O presidente Neidson Freitas (PP) anunciou que serão realizadas várias audiências públicas na Câmara neste ano, por iniciativas dos vereadores. “Queremos ter um ano legislativo atuante, com muitos debates e encaminhamento de ações de interesse da comunidade.”
Espera-se que seja verdade, até mesmo para se desfazer essa má impressão que fica da primeira sessão legislativa do ano. Afinal, fortalecer o papel do legislativo é uma forma de preservar a democracia.
Sem um legislativo atuante, firme, independente e fiscalizador, como historicamente tem sido, o que impera é o autoritarismo do executivo, que faz o que bem entende, como ocorreu com o corte indiscriminado de árvores e a desafetação de áreas verdes em uma cidade carente de arborização.

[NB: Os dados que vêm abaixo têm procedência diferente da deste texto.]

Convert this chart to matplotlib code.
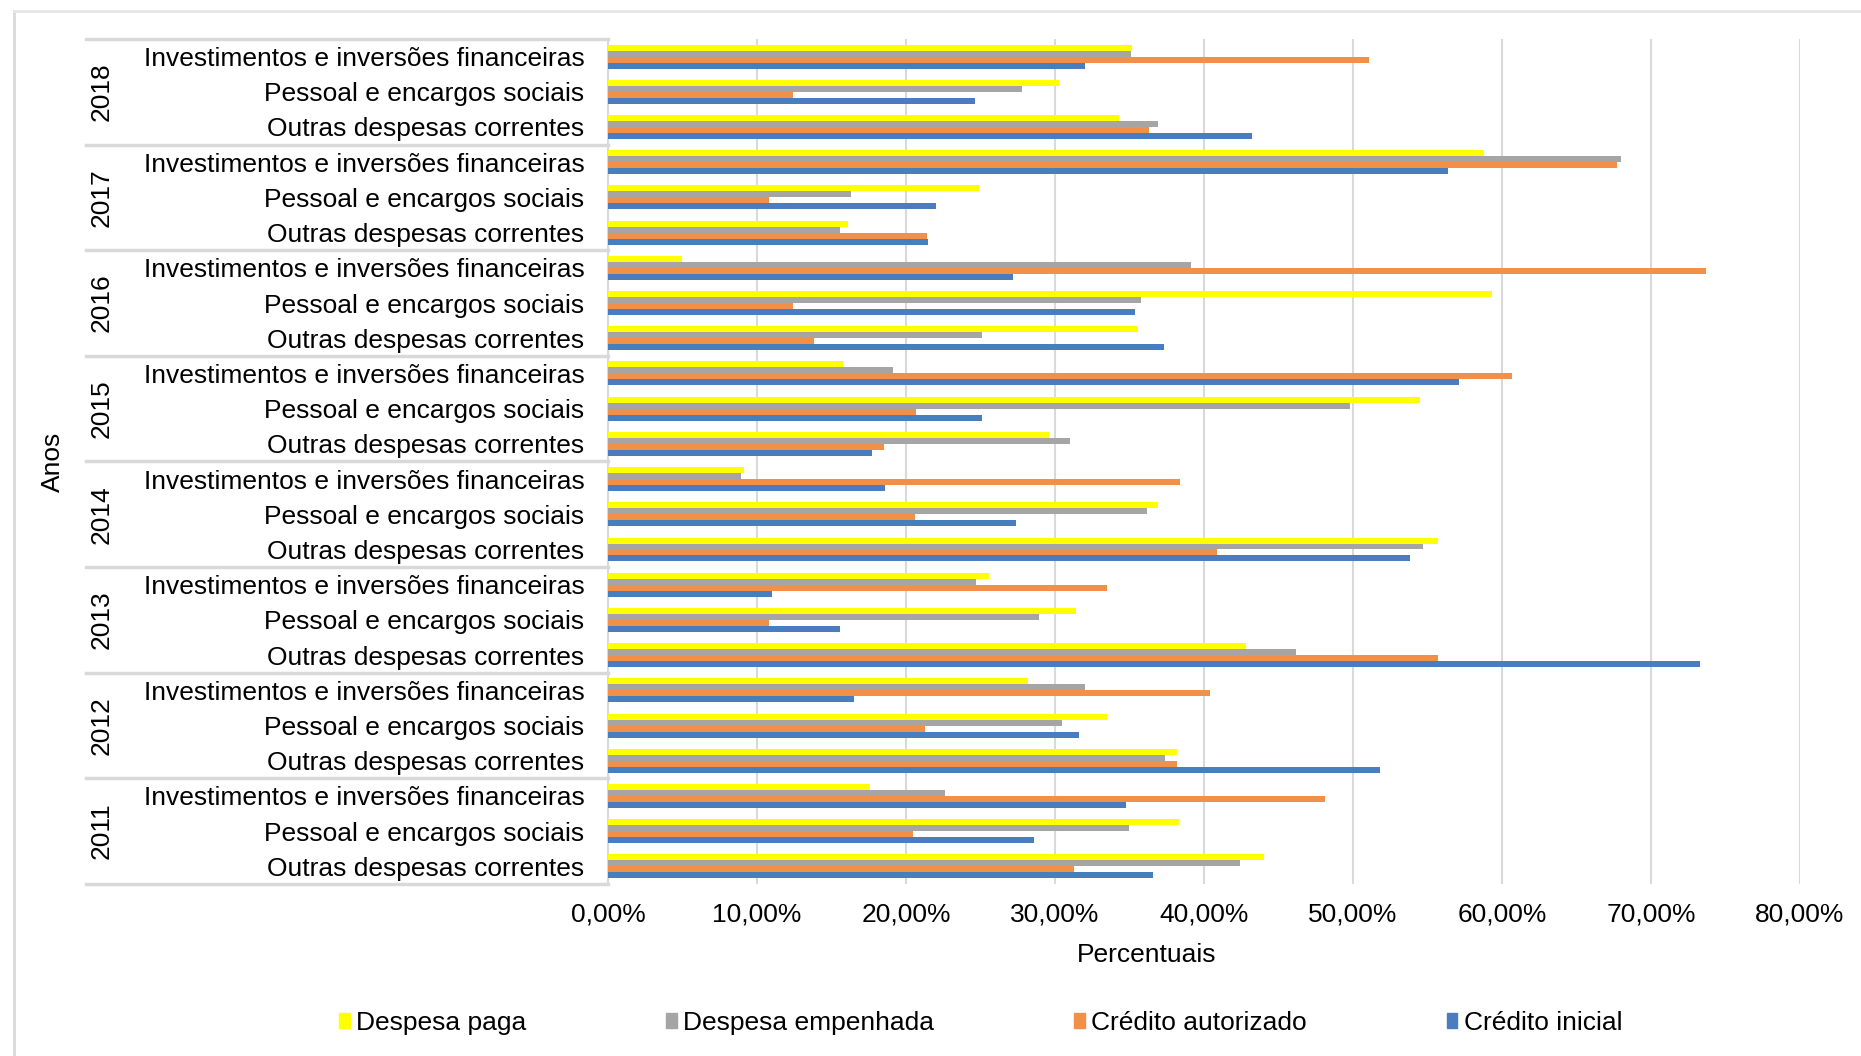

Com a instalação do Observatório Social de Itabira, uma organização da sociedade civil, espera-se que o monitoramento do trabalho do legislativo possa ser traduzido em ações mais eficazes de fiscalização e legislação por parte dos parlamentares.
Sem isso, os vereadores não passam de despachantes de luxo de seus eleitores. O que é muito pouco – e isso acaba aviltando a ação legislativa, dando margem para que forças obscuras projetem a volta da ditadura.
2 Comentários
Parabéns Carlos Cruz pela matéria mostrando a ineficiência do legislativo.
É preocupante o contexto da Unifei – universidade federal de Itabira, que funciona mais com uma base de apoio federal da cidade matriz, pois, todo o aparato que aqui é alicerçado tem, como base, os interesses da matriz.
Nesse sentido, o investimento que para aqui são endereçados chega aos cofres deste município ou é direcionado para matriz que irá discutir se repassa ou não o valor destinado.
Comenta-se a boca pequena, que os equipamentos destinados ao Campus de Itabira foram redirecionados a universidade matriz, desfalcando a universidade local de taís equipamentos, sendo, pois, necessário a vereança acompanhar de perto e convocar o ex.reitor para explicitar com riquezas de detalhe o real motivo de sua demissão.